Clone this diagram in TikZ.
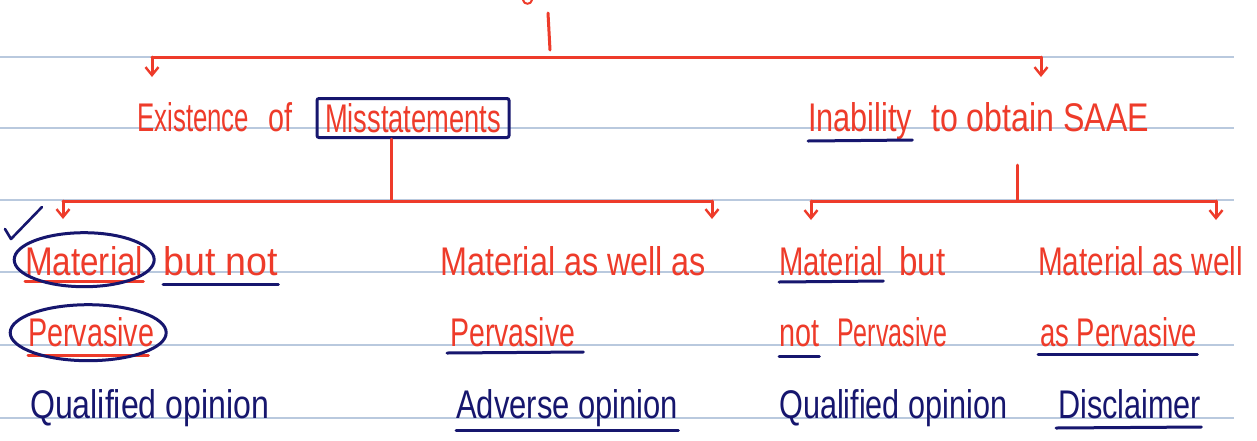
\documentclass[tikz,border=0pt]{standalone}
\usepackage{fontspec}
\setmainfont{Liberation Sans}
\usetikzlibrary{arrows.meta}
\definecolor{pen}{HTML}{EE3B2A}
\definecolor{ink}{HTML}{16166E}
\definecolor{ruled}{HTML}{B9C9DE}
\newcommand{\hw}[2]{\resizebox{#1pt}{\height}{#2}}
\begin{document}
\begin{tikzpicture}[x=1pt,y=-1pt,
  lbl/.style={inner sep=0pt, anchor=base west, font=\fontsize{40}{46}\selectfont},
  redtxt/.style={lbl, text=pen},
  navytxt/.style={lbl, text=ink},
  redline/.style={draw=pen, line width=3pt, line cap=round},
  downarrow/.style={redline, -{Straight Barb[length=8pt,width=13pt,line width=2.4pt]}},
  navyline/.style={draw=ink, line width=3pt, line cap=round},
  redul/.style={draw=pen, line width=3pt, line cap=round},
  ruleline/.style={draw=ruled, line width=1.4pt}]
\fill[white] (0,0) rectangle (1257,440);
\useasboundingbox (0,0) rectangle (1257,440);
% ruled paper
\foreach \yy in {57,128,200,272,345,418}{\draw[ruleline] (0,\yy) -- (1234,\yy);}
% top
\draw[redline, line width=2pt] (523,0) .. controls (524,5) and (531,5) .. (532,0);
\coordinate (t0) at (548,13);
\coordinate (t1) at (550,50);
\draw[redline] (t0) -- (t1);
\coordinate (hl) at (152,57);
\coordinate (hr) at (1041,57);
\draw[redline] (hl) -- (hr);
\coordinate (al) at (152,77);
\coordinate (ar) at (1041,77);
\draw[downarrow] (hl) -- (al);
\draw[downarrow] (hr) -- (ar);
% level 1 texts
\node[redtxt] (exist) at (137,131) {\hw{112}{Existence}};
\node[redtxt] (of) at (268,131) {\hw{24}{of}};
\node[draw=ink, line width=3pt, rounded corners=2pt, inner sep=0pt,
      minimum width=192pt, minimum height=39pt, text=pen,
      font=\fontsize{40}{46}\selectfont] (mis) at (413,118) {\hw{176}{Misstatements}};
\node[redtxt] (inab) at (808,131) {\hw{104}{Inability}};
\node[redtxt] (obt) at (931,131) {\hw{218}{to obtain SAAE}};
\draw[navyline] ([yshift=-10pt]inab.base west) -- ([yshift=-9pt]inab.base east);
% level 2 connectors (left)
\coordinate (j1) at (391,201);
\draw[redline] (mis.south -| j1) -- (j1);
\coordinate (l1) at (63,201);
\coordinate (l2) at (712,201);
\draw[redline] (l1) -- (l2);
\coordinate (l1e) at (63,219);
\coordinate (l2e) at (712,219);
\draw[downarrow] (l1) -- (l1e);
\draw[downarrow] (l2) -- (l2e);
% level 2 connectors (right)
\coordinate (j2t) at (1017,165);
\coordinate (j2) at (1017,201);
\draw[redline] (j2t) -- (j2);
\coordinate (r1) at (811,201);
\coordinate (r2) at (1216,201);
\draw[redline] (r1) -- (r2);
\coordinate (r1e) at (811,220);
\coordinate (r2e) at (1216,220);
\draw[downarrow] (r1) -- (r1e);
\draw[downarrow] (r2) -- (r2e);
% check mark
\coordinate (c0) at (5,229);
\coordinate (c1) at (11,239);
\coordinate (c2) at (42,207);
\draw[navyline, line width=2.6pt, line join=round] (c0) -- (c1) -- (c2);
% column 1
\node[redtxt] (m1) at (25,275) {\hw{118}{Material}};
\node[redtxt] (n1) at (163,275) {\hw{115}{but not}};
\draw[redul] ([yshift=-6pt]m1.base west) -- ([yshift=-6pt]m1.base east);
\draw[navyline] ([yshift=1pt]m1.center) ellipse [x radius=70pt, y radius=27pt];
\draw[navyline] ([yshift=-9pt]n1.base west) -- ([yshift=-9pt]n1.base east);
\node[redtxt] (p1) at (28,346) {\hw{126}{Pervasive}};
\draw[redul] ([yshift=-9pt]p1.base west) -- ([yshift=-9pt,xshift=-6pt]p1.base east);
\draw[navyline] ([xshift=-3pt,yshift=-1pt]p1.center) ellipse [x radius=78pt, y radius=28pt];
\node[navytxt] (q1) at (30,418) {\hw{239}{Qualified opinion}};
% column 2
\node[redtxt] (m2) at (440,275) {\hw{266}{Material as well as}};
\node[redtxt] (p2) at (450,346) {\hw{125}{Pervasive}};
\draw[navyline] ([yshift=-7pt,xshift=-3pt]p2.base west) -- ([yshift=-6pt,xshift=8pt]p2.base east);
\node[navytxt] (a2) at (456,418) {\hw{222}{Adverse opinion}};
\draw[navyline] ([yshift=-12pt]a2.base west) -- ([yshift=-12pt]a2.base east);
% column 3
\node[redtxt] (m3) at (779,275) {\hw{104}{Material}};
\node[redtxt] (b3) at (899,275) {\hw{46}{but}};
\draw[navyline] ([yshift=-7pt]m3.base west) -- ([yshift=-6pt]m3.base east);
\node[redtxt] (no3) at (779,346) {\hw{40}{not}};
\node[redtxt] (p3) at (837,346) {\hw{110}{Pervasive}};
\draw[navyline] ([yshift=-10pt]no3.base west) -- ([yshift=-10pt]no3.base east);
\node[navytxt] (q3) at (779,418) {\hw{228}{Qualified opinion}};
% column 4
\node[redtxt] (m4) at (1038,275) {\hw{205}{Material as well}};
\node[redtxt] (p4) at (1040,346) {\hw{157}{as Pervasive}};
\draw[navyline] ([yshift=-8pt,xshift=-2pt]p4.base west) -- ([yshift=-8pt]p4.base east);
\node[navytxt] (d4) at (1058,418) {\hw{143}{Disclaimer}};
\draw[navyline] ([yshift=-10pt,xshift=-2pt]d4.base west) -- ([yshift=-9pt]d4.base east);
\end{tikzpicture}
\end{document}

----------

# To do
Print the complete listing exactly, apart from any pictures.

# Result for this task
Clone this diagram in TikZ.
\documentclass[tikz,border=0pt]{standalone}
\usepackage{fontspec}
\setmainfont{Liberation Sans}
\usetikzlibrary{arrows.meta}
\definecolor{pen}{HTML}{EE3B2A}
\definecolor{ink}{HTML}{16166E}
\definecolor{ruled}{HTML}{B9C9DE}
\newcommand{\hw}[2]{\resizebox{#1pt}{\height}{#2}}
\begin{document}
\begin{tikzpicture}[x=1pt,y=-1pt,
  lbl/.style={inner sep=0pt, anchor=base west, font=\fontsize{40}{46}\selectfont},
  redtxt/.style={lbl, text=pen},
  navytxt/.style={lbl, text=ink},
  redline/.style={draw=pen, line width=3pt, line cap=round},
  downarrow/.style={redline, -{Straight Barb[length=8pt,width=13pt,line width=2.4pt]}},
  navyline/.style={draw=ink, line width=3pt, line cap=round},
  redul/.style={draw=pen, line width=3pt, line cap=round},
  ruleline/.style={draw=ruled, line width=1.4pt}]
\fill[white] (0,0) rectangle (1257,440);
\useasboundingbox (0,0) rectangle (1257,440);
% ruled paper
\foreach \yy in {57,128,200,272,345,418}{\draw[ruleline] (0,\yy) -- (1234,\yy);}
% top
\draw[redline, line width=2pt] (523,0) .. controls (524,5) and (531,5) .. (532,0);
\coordinate (t0) at (548,13);
\coordinate (t1) at (550,50);
\draw[redline] (t0) -- (t1);
\coordinate (hl) at (152,57);
\coordinate (hr) at (1041,57);
\draw[redline] (hl) -- (hr);
\coordinate (al) at (152,77);
\coordinate (ar) at (1041,77);
\draw[downarrow] (hl) -- (al);
\draw[downarrow] (hr) -- (ar);
% level 1 texts
\node[redtxt] (exist) at (137,131) {\hw{112}{Existence}};
\node[redtxt] (of) at (268,131) {\hw{24}{of}};
\node[draw=ink, line width=3pt, rounded corners=2pt, inner sep=0pt,
      minimum width=192pt, minimum height=39pt, text=pen,
      font=\fontsize{40}{46}\selectfont] (mis) at (413,118) {\hw{176}{Misstatements}};
\node[redtxt] (inab) at (808,131) {\hw{104}{Inability}};
\node[redtxt] (obt) at (931,131) {\hw{218}{to obtain SAAE}};
\draw[navyline] ([yshift=-10pt]inab.base west) -- ([yshift=-9pt]inab.base east);
% level 2 connectors (left)
\coordinate (j1) at (391,201);
\draw[redline] (mis.south -| j1) -- (j1);
\coordinate (l1) at (63,201);
\coordinate (l2) at (712,201);
\draw[redline] (l1) -- (l2);
\coordinate (l1e) at (63,219);
\coordinate (l2e) at (712,219);
\draw[downarrow] (l1) -- (l1e);
\draw[downarrow] (l2) -- (l2e);
% level 2 connectors (right)
\coordinate (j2t) at (1017,165);
\coordinate (j2) at (1017,201);
\draw[redline] (j2t) -- (j2);
\coordinate (r1) at (811,201);
\coordinate (r2) at (1216,201);
\draw[redline] (r1) -- (r2);
\coordinate (r1e) at (811,220);
\coordinate (r2e) at (1216,220);
\draw[downarrow] (r1) -- (r1e);
\draw[downarrow] (r2) -- (r2e);
% check mark
\coordinate (c0) at (5,229);
\coordinate (c1) at (11,239);
\coordinate (c2) at (42,207);
\draw[navyline, line width=2.6pt, line join=round] (c0) -- (c1) -- (c2);
% column 1
\node[redtxt] (m1) at (25,275) {\hw{118}{Material}};
\node[redtxt] (n1) at (163,275) {\hw{115}{but not}};
\draw[redul] ([yshift=-6pt]m1.base west) -- ([yshift=-6pt]m1.base east);
\draw[navyline] ([yshift=1pt]m1.center) ellipse [x radius=70pt, y radius=27pt];
\draw[navyline] ([yshift=-9pt]n1.base west) -- ([yshift=-9pt]n1.base east);
\node[redtxt] (p1) at (28,346) {\hw{126}{Pervasive}};
\draw[redul] ([yshift=-9pt]p1.base west) -- ([yshift=-9pt,xshift=-6pt]p1.base east);
\draw[navyline] ([xshift=-3pt,yshift=-1pt]p1.center) ellipse [x radius=78pt, y radius=28pt];
\node[navytxt] (q1) at (30,418) {\hw{239}{Qualified opinion}};
% column 2
\node[redtxt] (m2) at (440,275) {\hw{266}{Material as well as}};
\node[redtxt] (p2) at (450,346) {\hw{125}{Pervasive}};
\draw[navyline] ([yshift=-7pt,xshift=-3pt]p2.base west) -- ([yshift=-6pt,xshift=8pt]p2.base east);
\node[navytxt] (a2) at (456,418) {\hw{222}{Adverse opinion}};
\draw[navyline] ([yshift=-12pt]a2.base west) -- ([yshift=-12pt]a2.base east);
% column 3
\node[redtxt] (m3) at (779,275) {\hw{104}{Material}};
\node[redtxt] (b3) at (899,275) {\hw{46}{but}};
\draw[navyline] ([yshift=-7pt]m3.base west) -- ([yshift=-6pt]m3.base east);
\node[redtxt] (no3) at (779,346) {\hw{40}{not}};
\node[redtxt] (p3) at (837,346) {\hw{110}{Pervasive}};
\draw[navyline] ([yshift=-10pt]no3.base west) -- ([yshift=-10pt]no3.base east);
\node[navytxt] (q3) at (779,418) {\hw{228}{Qualified opinion}};
% column 4
\node[redtxt] (m4) at (1038,275) {\hw{205}{Material as well}};
\node[redtxt] (p4) at (1040,346) {\hw{157}{as Pervasive}};
\draw[navyline] ([yshift=-8pt,xshift=-2pt]p4.base west) -- ([yshift=-8pt]p4.base east);
\node[navytxt] (d4) at (1058,418) {\hw{143}{Disclaimer}};
\draw[navyline] ([yshift=-10pt,xshift=-2pt]d4.base west) -- ([yshift=-9pt]d4.base east);
\end{tikzpicture}
\end{document}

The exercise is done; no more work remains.